Last night we were having a hug on the small patio stones outside my back door. We shifted our stance a bit and I stepped on her left rear back paw. She yelped and ran off. No way she was coming in last night. No words, no apologies. I hurt her. She left. Fast.
Better this morning. I think she knew it was an accident, but her love of freedom and being her own Dog wouldn’t allow an immediate reconciliation. Damn it! Neither of us needed that.
The Forest Lovers. Drawing this card made me see that as I’ve wondered and as Tom suggested yesterday the wu wei here, the flow of the chi, may entail letting her stay outside at night.
I need to get an assessment of how much danger Natalie believes Shadow is in at night.
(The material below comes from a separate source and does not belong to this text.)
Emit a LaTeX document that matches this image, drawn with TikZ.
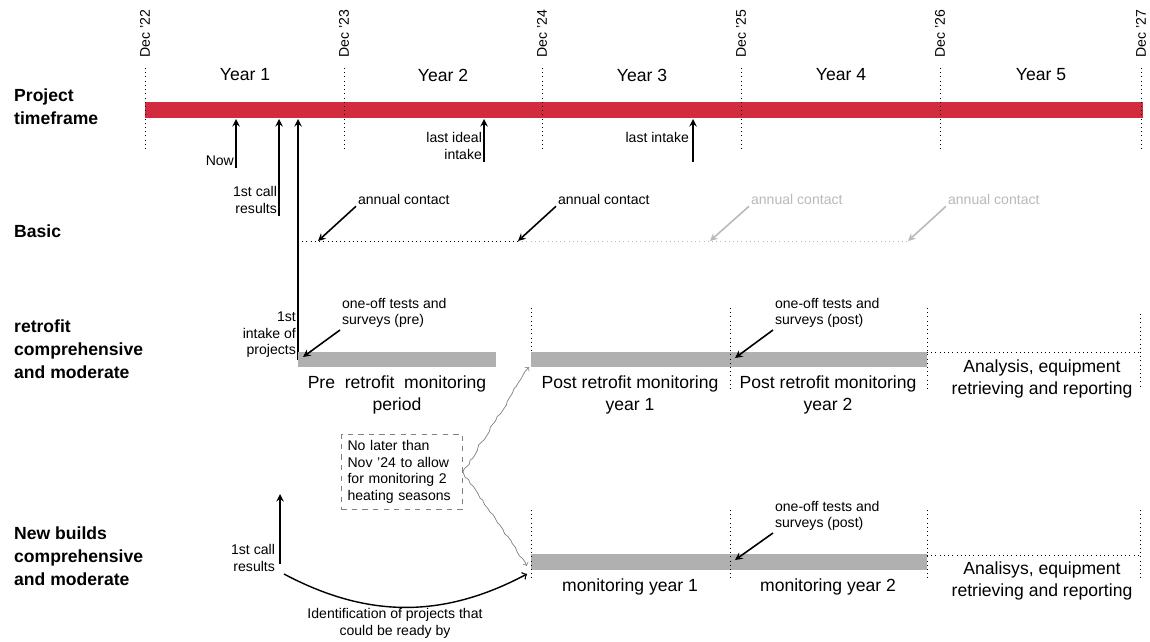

From Mountain Lions. I believe the threat is low, but the consequence of being wrong is catastrophic.
We are yin and yang. I need her feminine energy in my life and she needs my masculine energy. Together we can bring out parts of ourselves that would lay dormant otherwise. The most confounding experience I’ve ever had with a Dog.
Life insights: A family of teachers. Mom. Mary. Mark. Several cousins. I’ve often wondered why I didn’t become a teacher, too. When graduate school slipped out of the picture, I never pursued teaching again.
Except. As an organizer, it was my job to teach people how to live into their power. When unemployment had reached crisis levels in 1988 Minnesota, I along with others recruited church leaders, union activists, and unemployed people across the work spectrum.
Once in a room together, with an 18 month old Joseph on my hip, I drew from them their anguish, their anger and frustration. This was the fuel for them to come together against a common foe: an unfair labor market.
Once we identified those emotions, we moved to using our various strengths. The moral power of the church. The organizing power of the unions. And the willingness to put it all on the line of the unemployed.
The Jobs Now Coalition came into existence. Together we convinced the Minnesota Legislature to pass M.E.E.D. The Minnesota Emergency Employment act which funded half of a new hires pay for their first six months.
It still exists: Jobs Now Coalition.